The rain had stopped while we were on the boat, but it was still well damp underfoot. Mr Hg137’s forward planning had taken account of this, and caches had been selected that could be found without getting too muddy. (Editor’s note: what Mr Hg137 was probably thinking was that I had slipped in the mud on our previous IoW Scrabble/caching trip, and I had to change in a rainy hilltop car park before arriving at the Scrabble tournament … )

A good omen for the Scrabble tournament?

A good omen for the Scrabble tournament?


The first cache chosen was on the opposite side of Wootton Creek from the ferry terminal at Fishbourne, and was called ‘Down the Pump’. What did that mean? Hmm – what it did mean was that the cache was located at the end of Pump Lane, overlooking the creek, and was found after a short but damp search.

Of the remaining four caches, one was hidden by a gate at the side of a lane, and was duly found without either of us getting dirty. The other three were all from the Sidetracked series, based around railway stations. Two were at Wootton and Havenstreet stations on the Isle of Wight steam railway http://www.iwsteamrailway.co.uk/ which runs from Wootton to Smallbrook Junction, and the other was at Sandown station, on the Island Line from Ryde pier to Shanklin https://en.wikipedia.org/wiki/Island_Line,_Isle_of_Wight We readily found two of the three, but the third eluded us, in spite of a lengthy search through piles of autumn leaves. (Editor’s note 2 : it has been found several times since, so we clearly didn’t search that well.)
Sandown Station - posh motor!

Sandown Station – posh motor!


And so we arrived at our destination, in good time, and, most importantly, NOT muddy!

April 17 – Southampton (Scrabble and Caching)

As regular readers of this blog may know, both of us (Mr and Mrs Hg137) enjoy playing Scrabble and often play in tournaments.

Today was the Annual Tournament being held in Southampton (Hedge End district) and as we have done for the previous few years… we decided to hunt a cache before we started to play.
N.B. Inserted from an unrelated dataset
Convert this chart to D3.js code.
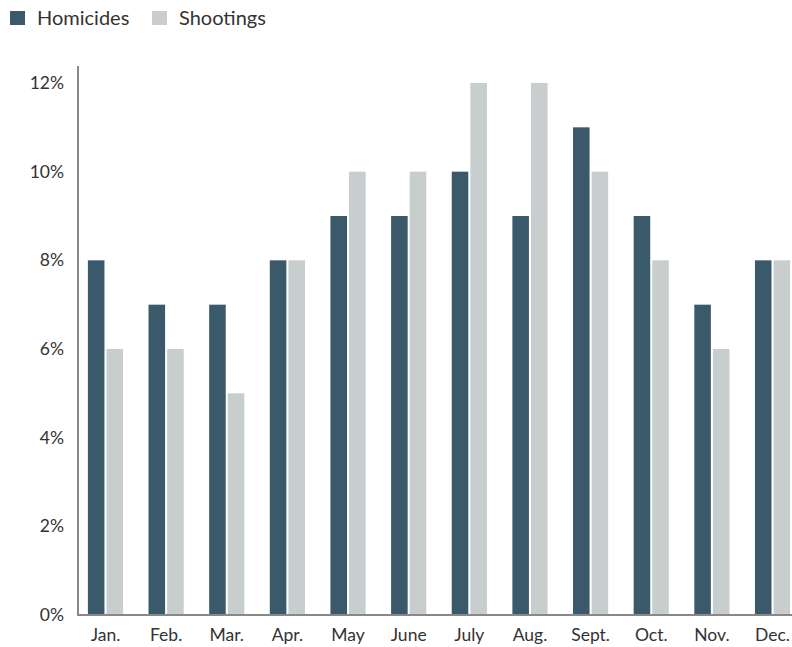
<!DOCTYPE html>
<html><head><meta charset="utf-8">
<script src="https://cdn.jsdelivr.net/npm/d3@7"></script>
<style>body{margin:0;background:#fff}svg{display:block}text{font-family:Lato,"Open Sans",sans-serif}</style>
</head><body><svg id="c" width="792" height="647"></svg>
<script>
const months = ["Jan.","Feb.","Mar.","Apr.","May","June","July","Aug.","Sept.","Oct.","Nov.","Dec."];
const homicides = [8,7,7,8,9,9,10,9,11,9,7,8];
const shootings = [6,6,5,8,10,10,12,12,10,8,6,8];
const seriesNames = ["Homicides","Shootings"];
const colors = ["#3a596b","#c8cdcd"];
const yTicks = [0,2,4,6,8,10,12];

const svg = d3.select("#c");
const x = d3.scaleBand().domain(months).range([82,796]).paddingInner(0.42).paddingOuter(0.097);
const x1 = d3.scaleBand().domain(seriesNames).range([0,x.bandwidth()]).paddingInner(0.11);
const y = d3.scaleLinear().domain([0,12]).range([615,83]);

// bars
const data = months.map((m,i)=>({m, vals:[homicides[i],shootings[i]]}));
const g = svg.append("g");
data.forEach(d=>{
  d.vals.forEach((v,j)=>{
    g.append("rect").attr("x",x(d.m)+x1(seriesNames[j])).attr("width",x1.bandwidth())
      .attr("y",y(v)).attr("height",y(0)-y(v)).attr("fill",colors[j]);
  });
});

// y axis
const ya = svg.append("g").attr("transform","translate(78,0)")
  .call(d3.axisLeft(y).tickValues(yTicks).tickFormat(d=>d+"%").tickSize(0).tickPadding(14));
ya.select(".domain").remove();
ya.selectAll("text").attr("font-size",17.5).attr("fill","#333").attr("font-family","Lato,'Open Sans',sans-serif");
svg.append("line").attr("x1",78).attr("x2",78).attr("y1",66).attr("y2",y(0)+1).attr("stroke","#888").attr("stroke-width",2);

// x axis
const xa = svg.append("g").attr("transform",`translate(0,${y(0)})`)
  .call(d3.axisBottom(x).tickSize(0).tickPadding(14));
xa.select(".domain").remove();
xa.selectAll("text").attr("font-size",17.5).attr("fill","#333").attr("font-family","Lato,'Open Sans',sans-serif");
svg.append("line").attr("x1",77).attr("x2",792).attr("y1",y(0)).attr("y2",y(0)).attr("stroke","#888").attr("stroke-width",2);

// legend
const lx = [10,152];
seriesNames.forEach((n,i)=>{
  svg.append("rect").attr("x",lx[i]).attr("y",11).attr("width",15).attr("height",14).attr("fill",colors[i]);
  svg.append("text").attr("x",lx[i]+27).attr("y",25).attr("font-size",20).attr("fill","#333").text(n);
});
</script></body></html>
Last year we noted that all the obvious, on route, cache and dashes had either been found by us, or removed. It was with great surprise this year to discover a new cache had been placed within yards of the venue!

It was named after local resident John Edgar who ran a Cleansing and Decorating service in the area. The find was easy, and in direct eye-line of every other competitor arriving! Fortunately we weren’t spotted, replaced the cache as found and went on to play.

We had mixed results, with Mrs Hg137 finishing just below half-way in the top division, but Mr Hg137 finished 8th which won him a place in the National Scrabble Finals in Milton Keynes in October. Good news for him.. but bad news as that’s a day less caching in October!

PS Sorry no pictures this time. We didn’t have a camera with us, and the cache was a typical small urban find!